South African Transport and Allied Workers’ Union (SATAWU) applauds the Minister of Higher Education and Training Naledi Pandor for providing debt relief to more than 50 000 tertiary students.
The Higher Education and Training Ministry announced on Sunday that R967 million was allocated to settle the historical debt of students the National Student Financial Aid Scheme (NSFAS) continues to fund. Students who were funded by NSFAS prior to the improvement of its funding mechanism in 2018 were expected to pay a portion of their fees from their own pockets.

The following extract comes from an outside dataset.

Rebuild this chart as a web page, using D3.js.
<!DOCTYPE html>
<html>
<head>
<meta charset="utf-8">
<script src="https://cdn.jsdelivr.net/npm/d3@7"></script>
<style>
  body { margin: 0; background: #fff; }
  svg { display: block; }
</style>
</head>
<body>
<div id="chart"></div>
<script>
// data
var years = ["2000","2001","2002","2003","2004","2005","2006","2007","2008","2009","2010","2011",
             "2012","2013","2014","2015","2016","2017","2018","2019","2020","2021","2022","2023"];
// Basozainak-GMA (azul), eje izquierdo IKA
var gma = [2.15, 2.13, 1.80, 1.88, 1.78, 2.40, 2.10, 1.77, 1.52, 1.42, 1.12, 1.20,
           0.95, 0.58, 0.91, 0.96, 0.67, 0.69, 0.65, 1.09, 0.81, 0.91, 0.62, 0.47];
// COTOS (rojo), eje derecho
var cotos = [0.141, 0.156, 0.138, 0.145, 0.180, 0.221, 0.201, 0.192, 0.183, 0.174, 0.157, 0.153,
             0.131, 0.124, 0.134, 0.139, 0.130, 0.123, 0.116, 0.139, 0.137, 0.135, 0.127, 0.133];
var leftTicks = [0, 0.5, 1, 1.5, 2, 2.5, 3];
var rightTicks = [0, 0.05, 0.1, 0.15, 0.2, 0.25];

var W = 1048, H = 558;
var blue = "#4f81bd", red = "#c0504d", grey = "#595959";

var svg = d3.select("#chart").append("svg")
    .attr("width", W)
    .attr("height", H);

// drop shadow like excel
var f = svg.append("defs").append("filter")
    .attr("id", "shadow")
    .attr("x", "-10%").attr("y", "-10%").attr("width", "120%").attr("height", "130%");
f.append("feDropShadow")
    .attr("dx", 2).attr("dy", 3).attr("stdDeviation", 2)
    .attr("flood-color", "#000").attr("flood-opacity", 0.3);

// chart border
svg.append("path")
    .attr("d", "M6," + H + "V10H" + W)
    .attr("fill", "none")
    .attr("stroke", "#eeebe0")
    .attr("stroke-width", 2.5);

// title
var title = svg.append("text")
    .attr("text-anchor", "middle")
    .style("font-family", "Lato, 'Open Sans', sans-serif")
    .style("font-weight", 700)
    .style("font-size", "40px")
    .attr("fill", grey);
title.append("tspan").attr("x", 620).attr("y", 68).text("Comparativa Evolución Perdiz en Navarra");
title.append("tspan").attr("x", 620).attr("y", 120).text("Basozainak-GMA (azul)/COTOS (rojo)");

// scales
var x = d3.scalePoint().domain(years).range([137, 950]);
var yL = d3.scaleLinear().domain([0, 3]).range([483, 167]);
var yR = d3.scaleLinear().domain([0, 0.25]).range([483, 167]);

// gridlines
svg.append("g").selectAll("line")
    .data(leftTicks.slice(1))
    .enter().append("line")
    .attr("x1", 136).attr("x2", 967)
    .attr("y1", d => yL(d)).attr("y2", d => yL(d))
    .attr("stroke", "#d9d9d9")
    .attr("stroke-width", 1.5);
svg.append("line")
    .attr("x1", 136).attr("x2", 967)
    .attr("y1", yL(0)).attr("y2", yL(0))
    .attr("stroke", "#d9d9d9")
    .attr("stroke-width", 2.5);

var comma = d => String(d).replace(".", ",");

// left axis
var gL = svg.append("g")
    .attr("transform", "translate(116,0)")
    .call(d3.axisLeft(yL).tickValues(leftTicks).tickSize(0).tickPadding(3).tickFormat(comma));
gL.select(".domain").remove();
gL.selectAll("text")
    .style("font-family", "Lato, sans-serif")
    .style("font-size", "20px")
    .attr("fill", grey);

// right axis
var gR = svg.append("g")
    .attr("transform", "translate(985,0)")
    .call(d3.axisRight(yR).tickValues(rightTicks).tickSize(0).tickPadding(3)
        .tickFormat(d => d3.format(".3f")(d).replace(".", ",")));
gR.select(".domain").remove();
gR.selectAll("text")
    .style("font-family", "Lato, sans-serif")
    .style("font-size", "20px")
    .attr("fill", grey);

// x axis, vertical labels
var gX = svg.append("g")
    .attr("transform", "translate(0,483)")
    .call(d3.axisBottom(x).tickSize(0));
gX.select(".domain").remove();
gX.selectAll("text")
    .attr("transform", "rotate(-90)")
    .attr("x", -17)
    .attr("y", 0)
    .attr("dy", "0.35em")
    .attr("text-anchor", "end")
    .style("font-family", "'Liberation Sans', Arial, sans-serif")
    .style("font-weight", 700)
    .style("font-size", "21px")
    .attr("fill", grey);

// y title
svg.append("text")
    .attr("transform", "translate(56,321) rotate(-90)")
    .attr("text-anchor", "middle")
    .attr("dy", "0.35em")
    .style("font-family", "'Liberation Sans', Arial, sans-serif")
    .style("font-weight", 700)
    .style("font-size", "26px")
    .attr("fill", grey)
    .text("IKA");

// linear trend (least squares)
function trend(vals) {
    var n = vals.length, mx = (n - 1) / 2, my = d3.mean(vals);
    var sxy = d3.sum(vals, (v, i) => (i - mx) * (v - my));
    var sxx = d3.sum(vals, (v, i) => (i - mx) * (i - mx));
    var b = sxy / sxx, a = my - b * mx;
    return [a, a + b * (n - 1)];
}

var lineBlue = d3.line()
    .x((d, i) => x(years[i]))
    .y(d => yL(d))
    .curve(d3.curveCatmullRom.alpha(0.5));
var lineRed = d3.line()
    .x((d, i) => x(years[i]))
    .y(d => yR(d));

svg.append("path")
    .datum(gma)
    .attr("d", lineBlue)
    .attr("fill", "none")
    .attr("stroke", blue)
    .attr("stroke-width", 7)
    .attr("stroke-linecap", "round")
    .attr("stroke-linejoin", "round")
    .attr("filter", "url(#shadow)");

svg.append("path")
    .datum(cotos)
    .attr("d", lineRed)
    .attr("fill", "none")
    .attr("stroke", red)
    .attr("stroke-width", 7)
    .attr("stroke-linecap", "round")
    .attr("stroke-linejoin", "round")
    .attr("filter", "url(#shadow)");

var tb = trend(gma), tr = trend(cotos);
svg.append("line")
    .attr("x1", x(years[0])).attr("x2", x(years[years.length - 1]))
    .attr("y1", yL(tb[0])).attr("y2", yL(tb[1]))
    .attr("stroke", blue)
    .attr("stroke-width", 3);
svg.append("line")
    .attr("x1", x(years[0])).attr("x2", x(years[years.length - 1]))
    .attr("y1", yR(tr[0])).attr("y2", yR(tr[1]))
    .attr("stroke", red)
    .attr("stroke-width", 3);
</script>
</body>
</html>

The self-funding portion of the fees is what resulted in the historical debt for those students who could not afford to cover it.
Minister Pandor’s announcement is a direct response to protests students staged across campuses earlier this year.

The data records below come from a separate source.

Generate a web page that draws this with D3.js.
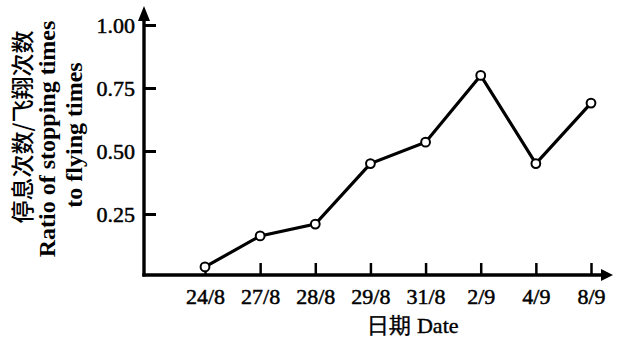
<!DOCTYPE html>
<html>
<head>
<meta charset="utf-8">
<script src="https://cdn.jsdelivr.net/npm/d3@7"></script>
<style>
  html, body { margin: 0; padding: 0; background: #fff; }
  svg { display: block; }
  text { font-family: "Liberation Serif", "Times New Roman", serif; fill: #000; }
</style>
</head>
<body>
<svg id="chart" width="617" height="338"></svg>
<script>
const categories = ["24/8", "27/8", "28/8", "29/8", "31/8", "2/9", "4/9", "8/9"];
const ratios = [0.04, 0.163, 0.21, 0.45, 0.535, 0.80, 0.45, 0.69];
const yTicks = [0.25, 0.50, 0.75, 1.00];
const yTickLabels = ["0.25", "0.50", "0.75", "1.00"];
const yTitleLines = ["停息次数/飞翔次数", "Ratio of stopping times", "to flying times"];
const xTitle = "日期 Date";

const svg = d3.select("#chart");
const axisX = 144, axisY = 275;

const x = d3.scalePoint().domain(categories).range([205, 591]);
const y = d3.scaleLinear().domain([0, 1]).range([277, 25]);

const serif = '"Liberation Serif", serif';

// Y axis
const yAxis = d3.axisLeft(y)
  .tickValues(yTicks)
  .tickFormat((d, i) => yTickLabels[i])
  .tickSizeInner(-12)
  .tickSizeOuter(0)
  .tickPadding(9);
const gy = svg.append("g").attr("transform", `translate(${axisX},0)`).call(yAxis);
gy.select(".domain").remove();
gy.selectAll(".tick line").attr("stroke", "#000").attr("stroke-width", 3);
gy.selectAll(".tick text")
  .style("font-family", serif)
  .style("font-size", "22px")
  .attr("fill", "#000").attr("stroke", "#000").attr("stroke-width", 0.5);

// X axis
const xAxis = d3.axisBottom(x)
  .tickSizeInner(-12)
  .tickSizeOuter(0)
  .tickPadding(13);
const gx = svg.append("g").attr("transform", `translate(0,${axisY})`).call(xAxis);
gx.select(".domain").remove();
gx.selectAll(".tick line").attr("stroke", "#000").attr("stroke-width", 2.5);
gx.selectAll(".tick text")
  .style("font-family", serif)
  .style("font-size", "22px")
  .attr("fill", "#000").attr("stroke", "#000").attr("stroke-width", 0.5);

// Axis lines with arrows
svg.append("line").attr("x1", axisX).attr("y1", axisY + 1.5).attr("x2", axisX).attr("y2", 18)
  .attr("stroke", "#000").attr("stroke-width", 3.4);
svg.append("path").attr("d", `M${axisX - 6},21 L${axisX},6 L${axisX + 6},21 Z`).attr("fill", "#000");
svg.append("line").attr("x1", axisX - 1.7).attr("y1", axisY).attr("x2", 604).attr("y2", axisY)
  .attr("stroke", "#000").attr("stroke-width", 3.4);
svg.append("path").attr("d", `M601,${axisY - 6} L613,${axisY} L601,${axisY + 6} Z`).attr("fill", "#000");

// Line
const line = d3.line().x((d, i) => x(categories[i])).y(d => y(d));
svg.append("path").datum(ratios).attr("d", line)
  .attr("fill", "none").attr("stroke", "#000").attr("stroke-width", 3.2);
svg.selectAll("circle.pt").data(ratios).join("circle").attr("class", "pt")
  .attr("cx", (d, i) => x(categories[i])).attr("cy", d => y(d)).attr("r", 4.4)
  .attr("fill", "#fff").attr("stroke", "#000").attr("stroke-width", 2);

// Y title (three rotated lines)
const titleLayout = [
  { bx: 30.5, cy: 127, font: '"Noto Sans CJK SC", sans-serif', size: 23, weight: 500 },
  { bx: 55, cy: 139, font: serif, size: 24, weight: "bold" },
  { bx: 81.5, cy: 135, font: serif, size: 24, weight: "bold" }
];
yTitleLines.forEach((t, i) => {
  const L = titleLayout[i];
  svg.append("text")
    .attr("transform", `translate(${L.bx},${L.cy}) rotate(-90)`)
    .attr("text-anchor", "middle")
    .style("font-family", L.font)
    .style("font-size", L.size + "px")
    .style("font-weight", L.weight)
    .text(t);
});

// X title
svg.append("text").attr("x", 413).attr("y", 333).attr("text-anchor", "middle")
  .style("font-size", "22px")
  .attr("stroke", "#000").attr("stroke-width", 0.4)
  .text(xTitle);
</script>
</body>
</html>
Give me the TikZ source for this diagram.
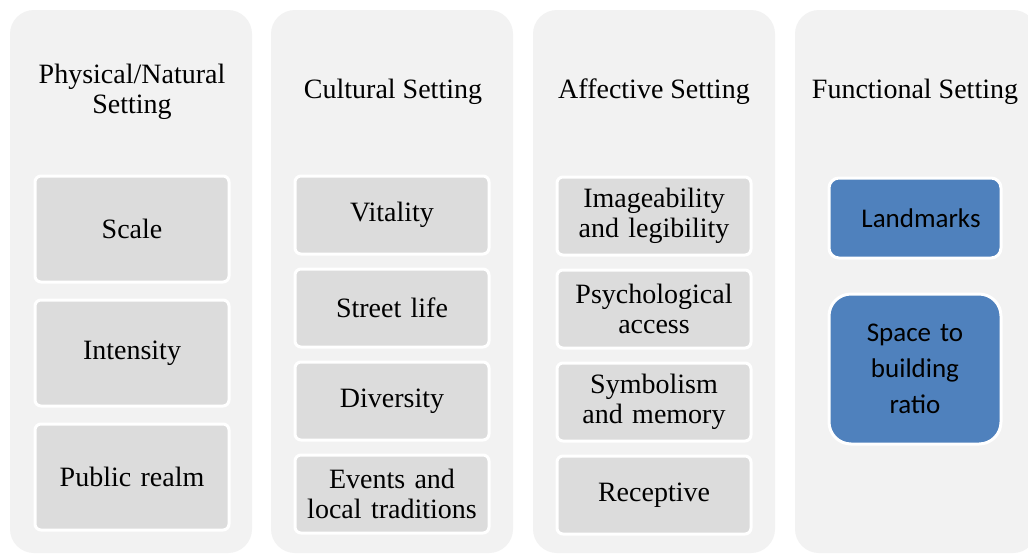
\documentclass[tikz,border=0pt]{standalone}
\usepackage{fontspec}
\setmainfont{Liberation Serif}
\newfontfamily\calibri{Carlito}
\usetikzlibrary{positioning}
\definecolor{panelgray}{RGB}{242,242,242}
\definecolor{itemgray}{RGB}{220,220,220}
\definecolor{itemblue}{RGB}{79,129,189}
\tikzset{
    %Define style for the setting columns
    panel/.style={
           rectangle,
           rounded corners=24pt,
           fill=panelgray,
           minimum width=242pt,
           minimum height=543pt,
           inner sep=0pt},
    % column headings
    heading/.style={align=center, inner sep=0pt, font=\fontsize{28}{30}\selectfont},
    % Define style for grey boxes
    item/.style={
           rectangle,
           rounded corners=6pt,
           fill=itemgray,
           draw=white, line width=3pt,
           text width=190pt,
           inner sep=2pt,
           align=center,
           font=\fontsize{28}{30}\selectfont},
    tallitem/.style={item, minimum height=106pt},
    shortitem/.style={item, minimum height=78pt},
    % blue boxes of the last column
    blueitem/.style={
           item,
           fill=itemblue,
           text width=168pt,
           font=\calibri\fontsize{27}{36}\selectfont}
}

\begin{document}
\begin{tikzpicture}[x=1pt, y=-1pt, node distance=12pt]
  \clip (0,0) rectangle (1028,557);
  \fill[white] (0,0) rectangle (1028,557);
  % columns
  \node[panel] (col1) at (131,281.5) {};
  \node[panel] (col2) at (392,281.5) {};
  \node[panel] (col3) at (654,281.5) {};
  \node[panel] (col4) at (916,281.5) {};
  % headings
  \node[heading] (head1) at (132,92) {Physical/Natural\\Setting};
  \node[heading] (head2) at (393,92) {Cultural Setting};
  \node[heading] (head3) at (654,92) {Affective Setting};
  \node[heading] (head4) at (915,92) {Functional Setting};
  % physical/natural
  \node[tallitem] (scale) at (132,229) {Scale};
  \node[tallitem] (intensity) [below=15pt of scale] {Intensity};
  \node[tallitem] (realm) [below=15pt of intensity] {Public realm};
  % cultural
  \node[shortitem] (vitality) at (392,215) {Vitality};
  \node[shortitem] (street) [below=of vitality] {Street life};
  \node[shortitem] (diversity) [below=of street] {Diversity};
  \node[shortitem] (events) [below=of diversity] {Events and\\local traditions};
  % affective
  \node[shortitem] (image) at (654,216) {Imageability\\and legibility};
  \node[shortitem] (psych) [below=of image] {Psychological\\access};
  \node[shortitem] (symbol) [below=of psych] {Symbolism\\and memory};
  \node[shortitem] (receptive) [below=of symbol] {Receptive};
  % functional
  \node[blueitem, rounded corners=10pt, minimum height=80pt] (landmarks) at (915,218) {\hspace*{12pt}Landmarks};
  \node[blueitem, rounded corners=22pt, minimum height=150pt] (ratio) at (915,369) {Space to\\building\\ratio};
\end{tikzpicture}
\end{document}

SATAWU is pleased that this move will not only provide much-needed relief to the students, who will now be free to focus on their studies, but will also come as a welcome respite to their working class parents, who undoubtedly would have been stressed about how to settle the debt.

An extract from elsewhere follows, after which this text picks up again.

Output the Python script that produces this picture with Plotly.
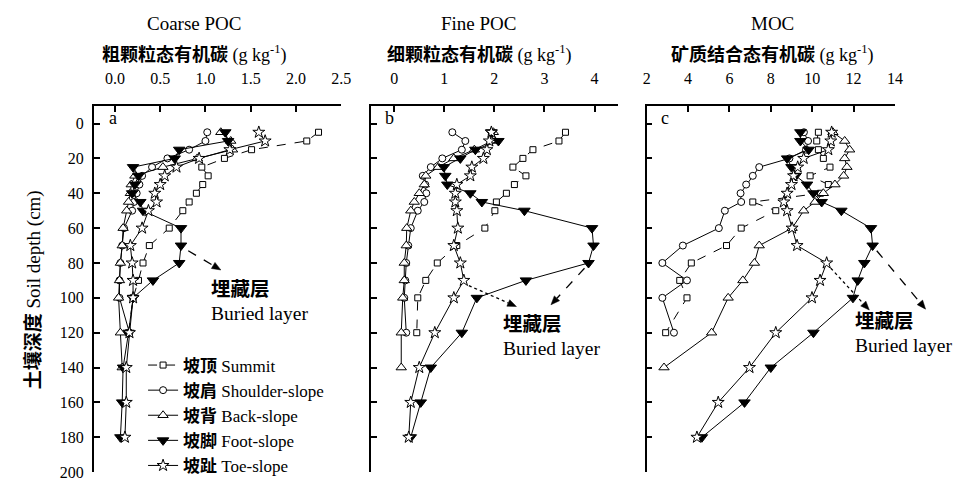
import plotly.graph_objects as go

# ---------------- data ----------------
depth = [5, 10, 15, 20, 25, 30, 35, 40, 45, 50, 60, 70, 80, 90, 100, 120, 140, 160, 180]

series_cn = ["坡顶", "坡肩", "坡背", "坡脚", "坡趾"]
series_en = ["Summit", "Shoulder-slope", "Back-slope", "Foot-slope", "Toe-slope"]

# Coarse POC (g/kg)
summit_a = [2.25, 2.12, 1.51, 1.21, 0.96, 1.03, 0.97, 0.90, 0.82, 0.75, 0.60, 0.38, 0.31, 0.26, 0.20, 0.15]
shoulder_a = [1.02, 1.00, 0.82, 0.58, 0.41, 0.30, 0.27, 0.24, 0.21, 0.19, 0.10, 0.08, 0.06, 0.05, 0.05, 0.16]
back_a = [1.17, 1.28, 1.30, 0.91, 0.53, 0.22, 0.18, 0.17, 0.15, 0.13, 0.09, 0.08, 0.06, 0.05, 0.04, 0.06, 0.08]
foot_a = [1.22, 1.25, 0.71, 0.66, 0.20, 0.26, 0.22, 0.19, 0.28, 0.31, 0.73, 0.73, 0.71, 0.42, 0.20, 0.15, 0.09, 0.08, 0.06]
toe_a = [1.59, 1.66, 1.27, 0.93, 0.68, 0.55, 0.50, 0.44, 0.46, 0.37, 0.30, 0.17, 0.19, 0.20, 0.20, 0.16, 0.125, 0.125, 0.11]

# Fine POC (g/kg)
summit_b = [3.42, 3.29, 2.77, 2.57, 2.37, 2.63, 2.40, 2.24, 2.04, 2.01, 1.81, 1.25, 0.86, 0.63, 0.47, 0.45]
shoulder_b = [1.16, 1.42, 1.35, 0.96, 0.73, 0.57, 0.62, 0.64, 0.60, 0.47, 0.33, 0.28, 0.24, 0.22, 0.20, 0.24]
back_b = [1.98, 1.95, 1.60, 1.19, 0.88, 0.63, 0.60, 0.50, 0.40, 0.33, 0.25, 0.24, 0.20, 0.20, 0.17, 0.14, 0.14]
foot_b = [1.94, 2.08, 1.62, 1.32, 0.99, 1.02, 1.06, 1.52, 1.75, 2.60, 3.95, 3.98, 3.88, 2.63, 1.65, 1.35, 0.73, 0.53, 0.33]
toe_b = [1.94, 1.90, 1.85, 1.78, 1.55, 1.52, 1.25, 1.22, 1.22, 1.25, 1.27, 1.19, 1.32, 1.39, 1.19, 0.81, 0.50, 0.33, 0.29]

# MOC (g/kg)
summit_c = [10.30, 10.22, 10.30, 10.54, 10.86, 9.90, 10.78, 10.40, 7.13, 8.24, 6.57, 5.86, 4.16, 3.60, 3.95, 2.92]
shoulder_c = [9.6, 9.8, 9.7, 8.9, 7.44, 7.13, 6.81, 6.54, 6.57, 5.78, 5.49, 3.75, 2.76, 3.95, 2.76, 3.32]
back_c = [11.0, 11.57, 11.81, 11.57, 11.68, 11.52, 11.1, 10.54, 10.14, 9.59, 9.03, 7.44, 7.21, 6.65, 5.94, 5.14, 2.84]
foot_c = [9.43, 9.43, 9.83, 8.79, 9.0, 9.2, 9.75, 10.06, 10.46, 11.41, 12.84, 12.92, 12.52, 12.2, 11.97, 10.06, 8.0, 6.73, 4.67]
toe_c = [10.94, 10.9, 10.78, 9.59, 9.3, 9.1, 9.0, 8.79, 8.63, 8.79, 9.03, 9.27, 10.7, 10.38, 9.99, 8.24, 6.97, 5.46, 4.43]

panel_titles_en = ["Coarse POC", "Fine POC", "MOC"]
panel_titles_cn = ["粗颗粒态有机碳", "细颗粒态有机碳", "矿质结合态有机碳"]
panel_letters = ["a", "b", "c"]
xtick_vals = [[0, 0.5, 1.0, 1.5, 2.0, 2.5], [0, 1, 2, 3, 4], [2, 4, 6, 8, 10, 12, 14]]
xtick_text = [["0.0", "0.5", "1.0", "1.5", "2.0", "2.5"], ["0", "1", "2", "3", "4"],
              ["2", "4", "6", "8", "10", "12", "14"]]
ytick_vals = [0, 20, 40, 60, 80, 100, 120, 140, 160, 180, 200]

# ---------------- style ----------------
W, H = 962, 479
SERIF = "Liberation Serif, Times New Roman, Noto Sans CJK SC"
x_ranges = [[-0.234, 2.5], [-0.47, 4.47], [2, 14]]
x_domains = [[83 / W, 334 / W], [364 / W, 615 / W], [644 / W, 896 / W]]
y_domain = [1 - 473 / H, 1 - 100 / H]
y_range = [200, -10]

styles = [
    dict(symbol="square", size=6, dash="dash"),
    dict(symbol="circle", size=7, dash="solid"),
    dict(symbol="triangle-up", size=9, dash="solid"),
    dict(symbol="triangle-down", size=10, dash="solid"),
    dict(symbol="star", size=9, dash="solid"),
]
fills = ["white", "white", "white", "black", "white"]

panels = [
    [summit_a, shoulder_a, back_a, foot_a, toe_a],
    [summit_b, shoulder_b, back_b, foot_b, toe_b],
    [summit_c, shoulder_c, back_c, foot_c, toe_c],
]

fig = go.Figure()
for p, series in enumerate(panels):
    xa = "x" if p == 0 else f"x{p+1}"
    ya = "y" if p == 0 else f"y{p+1}"
    for s, vals in enumerate(series):
        st = styles[s]
        fig.add_trace(go.Scatter(
            x=vals, y=depth[:len(vals)], xaxis=xa, yaxis=ya,
            mode="lines+markers", name=f"<b>{series_cn[s]}</b> {series_en[s]}",
            showlegend=(p == 0),
            line=dict(color="black", width=1, dash=st["dash"]),
            marker=dict(symbol=st["symbol"], size=st["size"], color=fills[s],
                        line=dict(color="black", width=1)),
            cliponaxis=False,
        ))

layout = dict(
    width=W, height=H, margin=dict(l=0, r=0, t=0, b=0),
    plot_bgcolor="white", paper_bgcolor="white",
    font=dict(family=SERIF, color="black", size=16),
    legend=dict(x=133 / W, y=1 - 346 / H, xanchor="left", yanchor="top",
                bgcolor="rgba(0,0,0,0)", font=dict(size=17, family=SERIF),
                itemwidth=30, tracegroupgap=0),
)
for p in range(3):
    sfx = "" if p == 0 else str(p + 1)
    layout["xaxis" + sfx] = dict(
        domain=x_domains[p], range=x_ranges[p], side="top", anchor="y" + sfx,
        showline=True, linecolor="black", linewidth=1.6, mirror=False,
        ticks="inside", ticklen=6, tickwidth=1.5, tickcolor="black",
        tickvals=xtick_vals[p], ticktext=xtick_text[p], ticklabelstandoff=14,
        ticklabeloverflow="allow",
        tickfont=dict(size=16, family=SERIF), showgrid=False, zeroline=False,
    )
    layout["yaxis" + sfx] = dict(
        domain=y_domain, range=y_range, anchor="x" + sfx,
        showline=True, linecolor="black", linewidth=1.6,
        ticks="inside", ticklen=6, tickwidth=1.5, tickcolor="black",
        tickvals=ytick_vals, showticklabels=(p == 0), ticklabelstandoff=5,
        ticklabeloverflow="allow",
        tickfont=dict(size=16, family=SERIF), showgrid=False, zeroline=False,
    )
fig.update_layout(**layout)


def to_paper(p, v, d):
    r0, r1 = x_ranges[p]
    x0, x1 = x_domains[p]
    px = x0 + (v - r0) / (r1 - r0) * (x1 - x0)
    py = y_domain[0] + (y_range[0] - d) / (y_range[0] - y_range[1]) * (y_domain[1] - y_domain[0])
    return px, py


annotations = []
# titles
title_cx = [185, 474, 772]
for p in range(3):
    annotations.append(dict(x=title_cx[p] / W, y=1 - 16 / H, xref="paper", yref="paper",
                            xanchor="center", yanchor="middle",
                            text=panel_titles_en[p], showarrow=False,
                            font=dict(size=19, family=SERIF)))
    annotations.append(dict(x=title_cx[p] / W, y=1 - 47 / H, xref="paper", yref="paper",
                            xanchor="center", yanchor="middle",
                            text="<b>" + panel_titles_cn[p] + "</b> (g kg<sup>-1</sup>)",
                            showarrow=False, font=dict(size=18, family=SERIF)))
    lx, ly = to_paper(p, x_ranges[p][0], -3)
    annotations.append(dict(x=lx + 19 / W, y=ly, xref="paper", yref="paper",
                            xanchor="center", yanchor="middle",
                            text=panel_letters[p], showarrow=False,
                            font=dict(size=18, family=SERIF)))

# y title
annotations.append(dict(x=22 / W, y=1 - 287 / H, xref="paper", yref="paper", textangle=-90,
                        xanchor="center", yanchor="middle",
                        text="<b>土壤深度</b> Soil depth (cm)", showarrow=False,
                        font=dict(size=19, family=SERIF)))

# buried-layer arrows: (panel, start value, start depth, end value, end depth, dash)
arrows = [
    (0, foot_a[11] + 0.08, 73, 1.17, 84, "dash"),
    (1, toe_b[13] + 0.1, 93, 2.44, 105, "dot"),
    (1, foot_b[12] - 0.08, 83, 3.13, 104, "dash"),
    (2, foot_c[11] + 0.2, 73, 15.48, 106.5, "dash"),
    (2, toe_c[12] + 0.2, 83, 12.76, 107, "dot"),
]
shapes = []
for p, v0, d0, v1, d1, dash in arrows:
    x0, y0 = to_paper(p, v0, d0)
    x1, y1 = to_paper(p, v1, d1)
    X0, Y0 = x0 * W, (1 - y0) * H
    X1, Y1 = x1 * W, (1 - y1) * H
    dx, dy = X1 - X0, Y1 - Y0
    n = (dx ** 2 + dy ** 2) ** 0.5
    ux, uy = dx / n, dy / n
    hl, hw = 9.0, 3.6
    bx, by = X1 - ux * hl, Y1 - uy * hl
    shapes.append(dict(type="line", xref="paper", yref="paper",
                       x0=x0, y0=y0, x1=bx / W, y1=1 - by / H,
                       line=dict(color="black", width=1.3, dash=dash)))
    pts = [(X1, Y1), (bx - uy * hw, by + ux * hw), (bx + uy * hw, by - ux * hw)]
    path = "M " + " L ".join(f"{px / W:.5f},{1 - py / H:.5f}" for px, py in pts) + " Z"
    shapes.append(dict(type="path", xref="paper", yref="paper", path=path,
                       fillcolor="black", line=dict(color="black", width=0.5)))

# buried-layer labels (pixel anchors)
buried = [(200, 287, 311), (496, 323, 347), (853, 320, 344)]
for xpx, y1px, y2px in buried:
    annotations.append(dict(x=xpx / W, y=1 - y1px / H, xref="paper", yref="paper",
                            xanchor="left", yanchor="middle",
                            text="<b>埋藏层</b>", showarrow=False, font=dict(size=19.5, family=SERIF)))
    annotations.append(dict(x=xpx / W, y=1 - y2px / H, xref="paper", yref="paper",
                            xanchor="left", yanchor="middle",
                            text="Buried layer", showarrow=False, font=dict(size=19.5, family=SERIF)))

fig.update_layout(annotations=annotations, shapes=shapes)
fig.write_html("out.html")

A significant percentage of workers that SATAWU organises are employed in the security and cleaning sectors. The low wages and lack of job security due to low barriers to entry in these sectors deem workers vulnerable. SATAWU is delighted that our members are among those set to benefit the most out of allotted historical debt relief.
In addition, the nearly R1 billion fund will go some way in alleviating the triple challenges of poverty, inequality and unemployment as more students qualify debt-free and enter the working world without burdening their parents with the hundreds of thousands it costs to acquire a tertiary qualification.
SATAWU reiterates Minister Pandor’s appeal to “stakeholders in our society” particularly the private sector to work with government and institutions in finding solutions to support students from families that cannot afford to pay tertiary study costs.